Transcribe every line from the top down to the line with "freq = np.arange(100, 1101, 5)", both ends included, but not the pictures.

▶ _SOURCE MATERIAL_

* * * * *

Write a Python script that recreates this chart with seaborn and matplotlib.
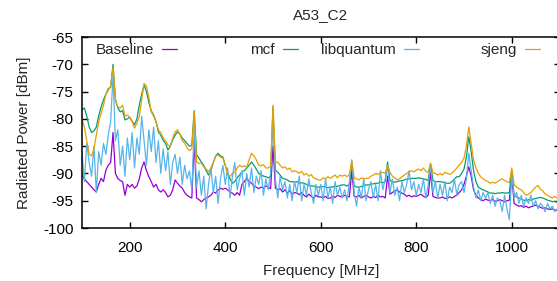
import numpy as np
import matplotlib
matplotlib.use('Agg')
import matplotlib.pyplot as plt
from matplotlib.legend import Legend
import seaborn as sns

# Frequency axis, one sample every 5 MHz from 100 to 1100
freq = np.arange(100, 1101, 5)

baseline = [
    -90.3, -91.0, -91.5, -92.0, -92.5, -93.0, -93.4, -92.0, -90.9, -91.5,
    -89.4, -88.5, -88.0, -82.5, -90.0, -90.9, -91.3, -91.5, -94.0, -92.0,
    -92.5, -92.0, -92.7, -92.3, -91.0, -89.0, -87.9, -89.5, -90.6, -91.5,
    -92.5, -92.0, -93.0, -93.4, -93.0, -93.5, -94.3, -94.0, -93.0, -91.2,
    -91.8, -92.3, -92.7, -93.5, -94.0, -94.3, -94.5, -84.0, -94.5, -94.8,
    -95.2, -94.8, -94.5, -94.3, -94.0, -93.4, -93.6, -93.0, -92.7, -92.9,
    -92.7, -93.0, -93.4, -93.6, -94.0, -93.5, -94.0, -92.0, -91.5, -90.9,
    -91.5, -91.8, -92.3, -92.5, -92.8, -92.5, -92.7, -92.3, -92.5, -92.8,
    -85.0, -92.7, -93.0, -92.8, -93.4, -93.0, -93.6, -93.2, -93.8, -93.5,
    -93.6, -93.9, -93.5, -94.0, -94.3, -93.8, -94.2, -94.5, -94.0, -94.3,
    -94.3, -94.5, -94.2, -94.6, -94.5, -94.2, -94.4, -94.0, -94.2, -94.3,
    -94.0, -94.2, -94.3, -89.5, -94.2, -94.3, -94.0, -94.5, -94.2, -94.0,
    -94.3, -94.5, -94.2, -94.4, -94.0, -94.3, -94.2, -94.5, -90.5, -93.8,
    -93.5, -93.2, -93.0, -93.4, -93.6, -93.8, -94.2, -94.0, -94.3, -94.1,
    -94.2, -94.0, -93.8, -94.2, -94.4, -94.0, -89.8, -94.2, -94.4, -94.5,
    -94.5, -94.3, -94.6, -94.5, -94.3, -94.5, -94.2, -94.0, -93.5, -93.0,
    -92.0, -90.5, -88.8, -90.5, -93.0, -94.0, -94.5, -94.8, -95.0, -94.7,
    -94.9, -95.0, -94.8, -95.1, -95.0, -94.8, -95.0, -95.2, -95.0, -94.9,
    -90.5, -95.5, -95.8, -96.0, -95.9, -96.2, -96.0, -96.3, -96.1, -96.0,
    -95.8, -96.0, -96.2, -96.4, -96.3, -96.5, -96.6, -96.5, -96.7, -96.8,
    -96.9,
]

mcf = [
    -78.4, -78.0, -79.5, -81.5, -82.5, -82.2, -81.5, -79.5, -77.8, -76.5,
    -75.5, -74.5, -74.2, -70.0, -76.5, -78.0, -78.7, -78.5, -80.2, -80.0,
    -79.7, -80.5, -81.1, -80.0, -77.5, -75.5, -73.8, -75.0, -77.0, -78.5,
    -79.3, -80.5, -82.4, -83.0, -83.9, -84.5, -85.7, -85.0, -83.8, -83.0,
    -82.4, -82.8, -83.5, -84.0, -84.5, -85.0, -84.8, -78.5, -86.6, -87.2,
    -87.9, -88.5, -89.5, -90.3, -89.5, -88.0, -86.8, -86.3, -86.8, -87.0,
    -88.5, -90.0, -91.0, -91.8, -91.5, -90.8, -90.3, -89.7, -89.5, -89.0,
    -88.5, -87.9, -88.5, -89.2, -90.0, -90.2, -90.5, -90.6, -90.8, -90.5,
    -77.8, -89.4, -89.8, -90.3, -90.9, -91.0, -91.2, -91.5, -91.5, -91.6,
    -91.5, -91.8, -91.7, -91.8, -92.0, -92.2, -92.3, -92.3, -92.5, -92.5,
    -92.5, -92.4, -92.5, -92.6, -92.5, -92.5, -92.3, -92.4, -92.2, -92.1,
    -92.1, -92.3, -92.0, -88.0, -92.3, -92.5, -92.5, -92.4, -92.3, -92.1,
    -92.1, -92.0, -91.9, -91.8, -91.8, -91.6, -91.7, -91.5, -87.9, -91.3,
    -91.5, -91.6, -91.5, -91.4, -91.3, -91.2, -91.0, -91.0, -90.9, -90.9,
    -90.9, -90.8, -90.9, -91.0, -91.1, -91.3, -88.3, -91.3, -91.5, -91.5,
    -91.5, -91.6, -91.7, -91.8, -91.8, -91.5, -91.0, -90.6, -90.6, -90.0,
    -89.2, -87.0, -83.3, -86.0, -89.5, -91.5, -92.5, -92.8, -93.0, -93.2,
    -93.4, -93.6, -93.6, -93.7, -93.6, -93.6, -93.5, -93.6, -93.6, -93.5,
    -89.5, -94.0, -94.3, -94.5, -94.7, -94.9, -95.0, -94.8, -94.9, -94.7,
    -94.6, -94.5, -94.4, -94.5, -94.7, -94.9, -95.0, -95.2, -95.1, -95.3,
    -95.4,
]

libquantum = [
    -86.0, -91.5, -84.5, -88.0, -90.5, -85.0, -93.5, -86.0, -88.5, -84.5,
    -86.5, -83.0, -80.5, -72.0, -84.0, -82.0, -88.5, -85.0, -90.5, -83.5,
    -87.5, -82.5, -89.0, -83.5, -86.5, -79.5, -84.0, -88.5, -82.0, -86.0,
    -81.5, -88.0, -84.0, -90.0, -85.5, -89.5, -86.0, -92.0, -88.0, -86.5,
    -90.0, -87.0, -92.0, -88.5, -91.0, -89.5, -93.0, -82.0, -92.5, -89.5,
    -94.0, -90.5, -96.5, -92.0, -89.0, -93.5, -90.5, -95.5, -91.0, -88.5,
    -92.0, -89.0, -94.5, -90.5, -88.0, -93.0, -91.0, -89.5, -94.0, -90.0,
    -92.5, -89.0, -93.5, -90.5, -92.0, -89.5, -94.0, -91.0, -93.0, -90.0,
    -80.0, -91.0, -94.5, -90.5, -93.0, -91.5, -94.5, -92.0, -95.0, -91.5,
    -93.5, -90.5, -95.0, -92.0, -94.0, -91.0, -93.5, -95.5, -92.0, -94.0,
    -92.0, -95.0, -91.0, -94.5, -92.5, -95.5, -91.5, -94.0, -92.5, -94.5,
    -93.0, -95.0, -91.5, -87.5, -93.5, -96.0, -92.5, -94.5, -91.0, -95.0,
    -93.0, -91.5, -94.5, -92.0, -95.0, -89.5, -93.0, -91.0, -88.5, -93.5,
    -91.0, -94.0, -92.5, -95.0, -91.5, -93.5, -92.0, -89.5, -93.0, -91.5,
    -94.0, -92.0, -93.5, -91.0, -94.5, -92.0, -88.5, -93.5, -91.5, -94.5,
    -92.0, -94.0, -91.5, -95.0, -92.5, -93.5, -91.0, -94.0, -92.0, -91.5,
    -93.5, -91.0, -86.3, -89.5, -92.5, -94.5, -93.0, -95.0, -93.5, -94.5,
    -93.5, -95.5, -94.0, -96.0, -94.5, -95.0, -97.0, -94.0, -96.5, -98.5,
    -90.0, -94.5, -93.5, -95.5, -94.0, -96.0, -94.5, -95.5, -94.0, -96.0,
    -95.0, -96.5, -95.5, -96.0, -97.0, -95.5, -96.5, -96.0, -97.0, -96.5,
    -97.0,
]

sjeng = [
    -80.0, -81.5, -84.0, -86.5, -86.8, -85.5, -83.0, -80.5, -79.0, -77.5,
    -75.5, -74.8, -74.0, -70.5, -76.5, -77.8, -78.0, -77.5, -79.5, -79.3,
    -79.7, -80.5, -81.7, -80.8, -79.5, -76.5, -73.5, -74.0, -76.0, -78.7,
    -79.5, -80.5, -82.0, -82.5, -83.5, -84.0, -84.8, -85.0, -83.5, -82.4,
    -82.0, -82.8, -84.0, -84.5, -85.3, -85.8, -85.5, -78.7, -87.9, -88.2,
    -88.1, -88.8, -89.2, -89.7, -89.0, -88.0, -86.8, -86.6, -87.0, -87.2,
    -88.5, -90.3, -90.5, -90.0, -89.8, -89.0, -88.5, -88.8, -88.6, -88.9,
    -87.5, -86.3, -86.8, -87.5, -88.5, -88.6, -88.4, -89.0, -89.0, -88.7,
    -77.5, -88.0, -87.9, -88.5, -89.0, -88.8, -89.3, -89.0, -89.7, -89.5,
    -89.7, -90.0, -89.6, -90.3, -90.0, -90.5, -90.2, -90.8, -91.0, -91.2,
    -91.2, -90.8, -91.0, -90.6, -90.9, -90.6, -90.3, -90.8, -90.3, -90.5,
    -90.3, -90.6, -90.2, -87.7, -90.8, -91.0, -91.2, -90.8, -91.0, -90.9,
    -90.9, -90.5, -90.3, -90.0, -90.2, -89.9, -89.8, -90.0, -88.5, -89.8,
    -90.5, -90.8, -91.2, -91.0, -90.6, -90.3, -90.0, -89.7, -89.5, -89.7,
    -89.4, -89.2, -89.5, -89.0, -89.6, -89.8, -88.1, -89.9, -90.0, -90.3,
    -90.0, -90.3, -89.8, -90.0, -90.2, -89.9, -89.5, -89.0, -88.5, -88.0,
    -87.2, -85.0, -81.5, -84.5, -87.5, -89.0, -90.0, -90.6, -91.0, -91.3,
    -91.5, -91.8, -91.6, -91.8, -91.5, -91.2, -91.0, -91.3, -91.5, -91.7,
    -89.0, -92.0, -92.5, -92.8, -93.0, -93.5, -94.0, -93.8, -93.5, -93.0,
    -92.5, -92.2, -92.9, -93.2, -93.8, -94.0, -94.3, -94.5, -94.2, -94.5,
    -94.8,
]

series = [('Baseline', baseline, '#9400d3'),
          ('mcf', mcf, '#009e73'),
          ('libquantum', libquantum, '#56b4e9'),
          ('sjeng', sjeng, '#e69f00')]
# right end of each key entry, in axes fraction (gnuplot style key)
key_ends = [0.199, 0.452, 0.706, 0.959]

sns.set_style('ticks')
plt.rcParams['font.family'] = ['Liberation Sans', 'DejaVu Sans']
plt.rcParams['axes.unicode_minus'] = False
fs = 11

fig = plt.figure(figsize=(5.57, 2.81), dpi=100)
ax = fig.add_axes([0.1472, 0.1886, 0.8573, 0.6797])

handles = []
for name, vals, col in series:
    sns.lineplot(x=freq, y=vals, color=col, lw=0.9, ax=ax,
                 estimator=None, sort=False)
    handles.append(ax.lines[-1])

ax.set_xlim(100, 1100)
ax.set_ylim(-100, -65)
ax.set_xticks([200, 400, 600, 800, 1000])
ax.set_yticks(np.arange(-100, -64, 5))
ax.tick_params(direction='in', length=4, width=1, top=True, right=True,
               labelsize=fs, pad=6, colors='black')
ax.tick_params(axis='x', pad=9)
for s in ax.spines.values():
    s.set_linewidth(1.1)
    s.set_color('black')
ax.spines['right'].set_visible(False)

ax.set_title('A53_C2', fontsize=fs, pad=13)
ax.set_xlabel('Frequency [MHz]', fontsize=fs, labelpad=7)
ax.set_ylabel('Radiated Power [dBm]', fontsize=fs, labelpad=9)

for (name, vals, col), h, xe in zip(series, handles, key_ends):
    leg = Legend(ax, [h], [name], loc='center right', bbox_to_anchor=(xe, 0.932),
                 markerfirst=False, frameon=False, fontsize=fs,
                 handlelength=1.0, handletextpad=0.5, borderpad=0,
                 borderaxespad=0)
    ax.add_artist(leg)

fig.savefig('out.png', dpi=100)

* * * * *

▶ _OUTPUT BELOW_
Write a Python script that recreates this chart with seaborn and matplotlib.
import numpy as np
import matplotlib
matplotlib.use('Agg')
import matplotlib.pyplot as plt
from matplotlib.legend import Legend
import seaborn as sns

# Frequency axis, one sample every 5 MHz from 100 to 1100
freq = np.arange(100, 1101, 5)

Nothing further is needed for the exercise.